• **Information shown**
----

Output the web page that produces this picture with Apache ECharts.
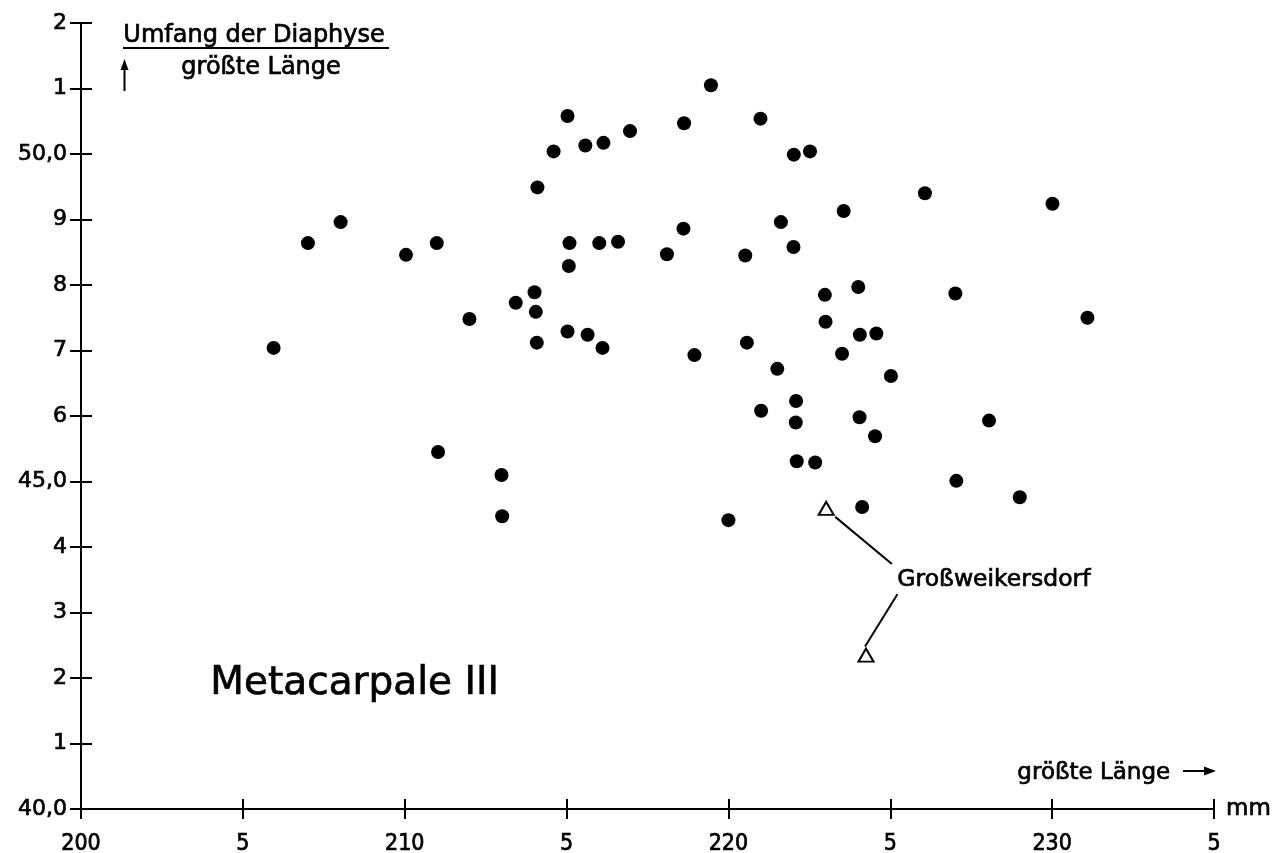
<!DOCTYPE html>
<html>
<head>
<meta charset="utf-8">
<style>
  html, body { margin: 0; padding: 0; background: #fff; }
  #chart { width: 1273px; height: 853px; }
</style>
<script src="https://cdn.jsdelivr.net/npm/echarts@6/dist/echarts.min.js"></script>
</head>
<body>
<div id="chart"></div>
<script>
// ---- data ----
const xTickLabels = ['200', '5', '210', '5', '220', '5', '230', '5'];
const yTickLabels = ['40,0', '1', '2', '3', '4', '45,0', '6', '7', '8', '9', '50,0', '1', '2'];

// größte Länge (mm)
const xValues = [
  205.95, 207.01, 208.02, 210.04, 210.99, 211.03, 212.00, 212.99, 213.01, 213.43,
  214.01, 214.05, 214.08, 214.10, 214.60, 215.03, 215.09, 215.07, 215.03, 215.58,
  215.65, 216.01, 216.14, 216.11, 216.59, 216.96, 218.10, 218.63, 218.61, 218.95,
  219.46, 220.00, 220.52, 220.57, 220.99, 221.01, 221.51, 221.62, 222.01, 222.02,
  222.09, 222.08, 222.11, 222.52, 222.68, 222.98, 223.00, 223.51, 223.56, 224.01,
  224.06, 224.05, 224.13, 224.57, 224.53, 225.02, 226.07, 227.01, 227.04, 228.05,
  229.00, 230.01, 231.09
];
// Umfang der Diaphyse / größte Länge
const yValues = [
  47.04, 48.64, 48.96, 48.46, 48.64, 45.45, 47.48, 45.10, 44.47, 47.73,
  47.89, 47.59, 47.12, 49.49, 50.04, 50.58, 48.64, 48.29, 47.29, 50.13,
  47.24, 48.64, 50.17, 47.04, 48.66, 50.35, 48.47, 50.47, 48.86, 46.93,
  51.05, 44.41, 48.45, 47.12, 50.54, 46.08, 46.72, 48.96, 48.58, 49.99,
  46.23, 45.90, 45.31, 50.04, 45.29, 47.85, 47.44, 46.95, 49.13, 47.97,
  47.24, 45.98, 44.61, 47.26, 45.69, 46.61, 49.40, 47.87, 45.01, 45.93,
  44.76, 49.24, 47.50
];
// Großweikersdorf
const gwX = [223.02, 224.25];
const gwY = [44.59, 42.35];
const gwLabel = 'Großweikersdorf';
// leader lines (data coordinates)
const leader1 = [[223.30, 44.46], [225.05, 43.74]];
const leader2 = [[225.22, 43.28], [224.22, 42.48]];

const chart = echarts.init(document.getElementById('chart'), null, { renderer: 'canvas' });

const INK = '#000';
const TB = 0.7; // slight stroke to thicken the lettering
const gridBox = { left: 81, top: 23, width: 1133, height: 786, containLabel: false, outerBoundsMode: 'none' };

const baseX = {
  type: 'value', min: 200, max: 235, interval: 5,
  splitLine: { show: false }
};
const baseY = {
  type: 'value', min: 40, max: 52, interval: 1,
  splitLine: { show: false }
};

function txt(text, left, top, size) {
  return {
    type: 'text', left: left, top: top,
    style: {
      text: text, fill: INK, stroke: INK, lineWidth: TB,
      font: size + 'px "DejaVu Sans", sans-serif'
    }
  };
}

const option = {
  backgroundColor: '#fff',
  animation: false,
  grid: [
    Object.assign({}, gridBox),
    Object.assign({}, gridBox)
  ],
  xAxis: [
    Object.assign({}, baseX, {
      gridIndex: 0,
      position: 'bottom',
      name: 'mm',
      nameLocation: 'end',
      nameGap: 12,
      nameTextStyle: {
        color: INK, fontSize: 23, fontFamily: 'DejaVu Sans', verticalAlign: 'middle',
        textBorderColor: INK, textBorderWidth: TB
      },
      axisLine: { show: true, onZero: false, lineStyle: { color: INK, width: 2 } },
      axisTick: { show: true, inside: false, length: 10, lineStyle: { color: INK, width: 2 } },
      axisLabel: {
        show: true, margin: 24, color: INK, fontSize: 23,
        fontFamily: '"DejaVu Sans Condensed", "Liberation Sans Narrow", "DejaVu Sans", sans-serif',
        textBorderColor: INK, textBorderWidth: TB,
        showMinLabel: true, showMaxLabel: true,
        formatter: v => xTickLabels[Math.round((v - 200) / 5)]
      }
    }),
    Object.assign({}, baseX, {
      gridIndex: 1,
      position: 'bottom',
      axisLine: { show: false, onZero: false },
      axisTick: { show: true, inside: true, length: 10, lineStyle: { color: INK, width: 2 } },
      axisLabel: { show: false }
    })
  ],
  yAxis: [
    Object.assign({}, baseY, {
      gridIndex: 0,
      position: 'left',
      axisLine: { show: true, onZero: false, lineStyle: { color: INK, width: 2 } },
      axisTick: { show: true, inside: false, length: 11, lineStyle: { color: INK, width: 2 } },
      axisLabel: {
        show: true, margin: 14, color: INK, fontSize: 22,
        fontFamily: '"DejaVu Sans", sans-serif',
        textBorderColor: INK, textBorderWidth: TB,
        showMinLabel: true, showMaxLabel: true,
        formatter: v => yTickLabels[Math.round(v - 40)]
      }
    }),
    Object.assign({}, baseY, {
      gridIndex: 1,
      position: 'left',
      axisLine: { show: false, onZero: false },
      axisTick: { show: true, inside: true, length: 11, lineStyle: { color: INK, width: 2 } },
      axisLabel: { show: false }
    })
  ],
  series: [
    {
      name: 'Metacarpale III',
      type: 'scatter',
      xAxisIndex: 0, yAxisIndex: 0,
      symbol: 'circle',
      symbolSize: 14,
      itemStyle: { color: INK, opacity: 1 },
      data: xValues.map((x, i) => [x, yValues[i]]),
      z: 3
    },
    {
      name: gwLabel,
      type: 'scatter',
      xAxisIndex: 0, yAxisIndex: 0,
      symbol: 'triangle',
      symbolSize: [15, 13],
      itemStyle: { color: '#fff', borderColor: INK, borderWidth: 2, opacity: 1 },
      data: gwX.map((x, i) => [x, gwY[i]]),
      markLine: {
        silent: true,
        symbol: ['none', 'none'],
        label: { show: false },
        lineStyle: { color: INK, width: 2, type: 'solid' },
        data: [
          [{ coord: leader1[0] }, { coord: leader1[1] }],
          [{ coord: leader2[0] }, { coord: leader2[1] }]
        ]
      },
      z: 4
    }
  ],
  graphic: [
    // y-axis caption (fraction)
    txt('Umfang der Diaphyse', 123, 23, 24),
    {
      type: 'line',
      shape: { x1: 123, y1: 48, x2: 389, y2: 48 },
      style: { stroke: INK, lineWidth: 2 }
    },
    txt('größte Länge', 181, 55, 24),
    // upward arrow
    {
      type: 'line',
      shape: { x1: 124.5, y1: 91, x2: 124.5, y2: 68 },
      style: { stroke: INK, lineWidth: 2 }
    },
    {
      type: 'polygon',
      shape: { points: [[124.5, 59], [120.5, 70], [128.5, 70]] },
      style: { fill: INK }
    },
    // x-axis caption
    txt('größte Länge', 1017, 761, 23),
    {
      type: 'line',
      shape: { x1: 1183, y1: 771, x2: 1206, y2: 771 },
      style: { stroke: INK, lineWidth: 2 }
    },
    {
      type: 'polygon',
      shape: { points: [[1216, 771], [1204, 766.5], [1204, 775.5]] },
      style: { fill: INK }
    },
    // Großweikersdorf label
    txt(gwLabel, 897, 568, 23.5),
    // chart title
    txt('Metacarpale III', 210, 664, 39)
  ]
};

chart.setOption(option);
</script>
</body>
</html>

----

• **What this task involves**
Reproduce the material above verbatim; omit every picture.

• **Task output**
Output the web page that produces this picture with Apache ECharts.
<!DOCTYPE html>
<html>
<head>
<meta charset="utf-8">
<style>
  html, body { margin: 0; padding: 0; background: #fff; }
  #chart { width: 1273px; height: 853px; }
</style>
<script src="https://cdn.jsdelivr.net/npm/echarts@6/dist/echarts.min.js"></script>
</head>
<body>
<div id="chart"></div>
<script>
// ---- data ----
const xTickLabels = ['200', '5', '210', '5', '220', '5', '230', '5'];
const yTickLabels = ['40,0', '1', '2', '3', '4', '45,0', '6', '7', '8', '9', '50,0', '1', '2'];

// größte Länge (mm)
const xValues = [
  205.95, 207.01, 208.02, 210.04, 210.99, 211.03, 212.00, 212.99, 213.01, 213.43,
  214.01, 214.05, 214.08, 214.10, 214.60, 215.03, 215.09, 215.07, 215.03, 215.58,
  215.65, 216.01, 216.14, 216.11, 216.59, 216.96, 218.10, 218.63, 218.61, 218.95,
  219.46, 220.00, 220.52, 220.57, 220.99, 221.01, 221.51, 221.62, 222.01, 222.02,
  222.09, 222.08, 222.11, 222.52, 222.68, 222.98, 223.00, 223.51, 223.56, 224.01,
  224.06, 224.05, 224.13, 224.57, 224.53, 225.02, 226.07, 227.01, 227.04, 228.05,
  229.00, 230.01, 231.09
];
// Umfang der Diaphyse / größte Länge
const yValues = [
  47.04, 48.64, 48.96, 48.46, 48.64, 45.45, 47.48, 45.10, 44.47, 47.73,
  47.89, 47.59, 47.12, 49.49, 50.04, 50.58, 48.64, 48.29, 47.29, 50.13,
  47.24, 48.64, 50.17, 47.04, 48.66, 50.35, 48.47, 50.47, 48.86, 46.93,
  51.05, 44.41, 48.45, 47.12, 50.54, 46.08, 46.72, 48.96, 48.58, 49.99,
  46.23, 45.90, 45.31, 50.04, 45.29, 47.85, 47.44, 46.95, 49.13, 47.97,
  47.24, 45.98, 44.61, 47.26, 45.69, 46.61, 49.40, 47.87, 45.01, 45.93,
  44.76, 49.24, 47.50
];
// Großweikersdorf
const gwX = [223.02, 224.25];
const gwY = [44.59, 42.35];
const gwLabel = 'Großweikersdorf';
// leader lines (data coordinates)
const leader1 = [[223.30, 44.46], [225.05, 43.74]];
const leader2 = [[225.22, 43.28], [224.22, 42.48]];

const chart = echarts.init(document.getElementById('chart'), null, { renderer: 'canvas' });

const INK = '#000';
const TB = 0.7; // slight stroke to thicken the lettering
const gridBox = { left: 81, top: 23, width: 1133, height: 786, containLabel: false, outerBoundsMode: 'none' };

const baseX = {
  type: 'value', min: 200, max: 235, interval: 5,
  splitLine: { show: false }
};
const baseY = {
  type: 'value', min: 40, max: 52, interval: 1,
  splitLine: { show: false }
};

function txt(text, left, top, size) {
  return {
    type: 'text', left: left, top: top,
    style: {
      text: text, fill: INK, stroke: INK, lineWidth: TB,
      font: size + 'px "DejaVu Sans", sans-serif'
    }
  };
}

const option = {
  backgroundColor: '#fff',
  animation: false,
  grid: [
    Object.assign({}, gridBox),
    Object.assign({}, gridBox)
  ],
  xAxis: [
    Object.assign({}, baseX, {
      gridIndex: 0,
      position: 'bottom',
      name: 'mm',
      nameLocation: 'end',
      nameGap: 12,
      nameTextStyle: {
        color: INK, fontSize: 23, fontFamily: 'DejaVu Sans', verticalAlign: 'middle',
        textBorderColor: INK, textBorderWidth: TB
      },
      axisLine: { show: true, onZero: false, lineStyle: { color: INK, width: 2 } },
      axisTick: { show: true, inside: false, length: 10, lineStyle: { color: INK, width: 2 } },
      axisLabel: {
        show: true, margin: 24, color: INK, fontSize: 23,
        fontFamily: '"DejaVu Sans Condensed", "Liberation Sans Narrow", "DejaVu Sans", sans-serif',
        textBorderColor: INK, textBorderWidth: TB,
        showMinLabel: true, showMaxLabel: true,
        formatter: v => xTickLabels[Math.round((v - 200) / 5)]
      }
    }),
    Object.assign({}, baseX, {
      gridIndex: 1,
      position: 'bottom',
      axisLine: { show: false, onZero: false },
      axisTick: { show: true, inside: true, length: 10, lineStyle: { color: INK, width: 2 } },
      axisLabel: { show: false }
    })
  ],
  yAxis: [
    Object.assign({}, baseY, {
      gridIndex: 0,
      position: 'left',
      axisLine: { show: true, onZero: false, lineStyle: { color: INK, width: 2 } },
      axisTick: { show: true, inside: false, length: 11, lineStyle: { color: INK, width: 2 } },
      axisLabel: {
        show: true, margin: 14, color: INK, fontSize: 22,
        fontFamily: '"DejaVu Sans", sans-serif',
        textBorderColor: INK, textBorderWidth: TB,
        showMinLabel: true, showMaxLabel: true,
        formatter: v => yTickLabels[Math.round(v - 40)]
      }
    }),
    Object.assign({}, baseY, {
      gridIndex: 1,
      position: 'left',
      axisLine: { show: false, onZero: false },
      axisTick: { show: true, inside: true, length: 11, lineStyle: { color: INK, width: 2 } },
      axisLabel: { show: false }
    })
  ],
  series: [
    {
      name: 'Metacarpale III',
      type: 'scatter',
      xAxisIndex: 0, yAxisIndex: 0,
      symbol: 'circle',
      symbolSize: 14,
      itemStyle: { color: INK, opacity: 1 },
      data: xValues.map((x, i) => [x, yValues[i]]),
      z: 3
    },
    {
      name: gwLabel,
      type: 'scatter',
      xAxisIndex: 0, yAxisIndex: 0,
      symbol: 'triangle',
      symbolSize: [15, 13],
      itemStyle: { color: '#fff', borderColor: INK, borderWidth: 2, opacity: 1 },
      data: gwX.map((x, i) => [x, gwY[i]]),
      markLine: {
        silent: true,
        symbol: ['none', 'none'],
        label: { show: false },
        lineStyle: { color: INK, width: 2, type: 'solid' },
        data: [
          [{ coord: leader1[0] }, { coord: leader1[1] }],
          [{ coord: leader2[0] }, { coord: leader2[1] }]
        ]
      },
      z: 4
    }
  ],
  graphic: [
    // y-axis caption (fraction)
    txt('Umfang der Diaphyse', 123, 23, 24),
    {
      type: 'line',
      shape: { x1: 123, y1: 48, x2: 389, y2: 48 },
      style: { stroke: INK, lineWidth: 2 }
    },
    txt('größte Länge', 181, 55, 24),
    // upward arrow
    {
      type: 'line',
      shape: { x1: 124.5, y1: 91, x2: 124.5, y2: 68 },
      style: { stroke: INK, lineWidth: 2 }
    },
    {
      type: 'polygon',
      shape: { points: [[124.5, 59], [120.5, 70], [128.5, 70]] },
      style: { fill: INK }
    },
    // x-axis caption
    txt('größte Länge', 1017, 761, 23),
    {
      type: 'line',
      shape: { x1: 1183, y1: 771, x2: 1206, y2: 771 },
      style: { stroke: INK, lineWidth: 2 }
    },
    {
      type: 'polygon',
      shape: { points: [[1216, 771], [1204, 766.5], [1204, 775.5]] },
      style: { fill: INK }
    },
    // Großweikersdorf label
    txt(gwLabel, 897, 568, 23.5),
    // chart title
    txt('Metacarpale III', 210, 664, 39)
  ]
};

chart.setOption(option);
</script>
</body>
</html>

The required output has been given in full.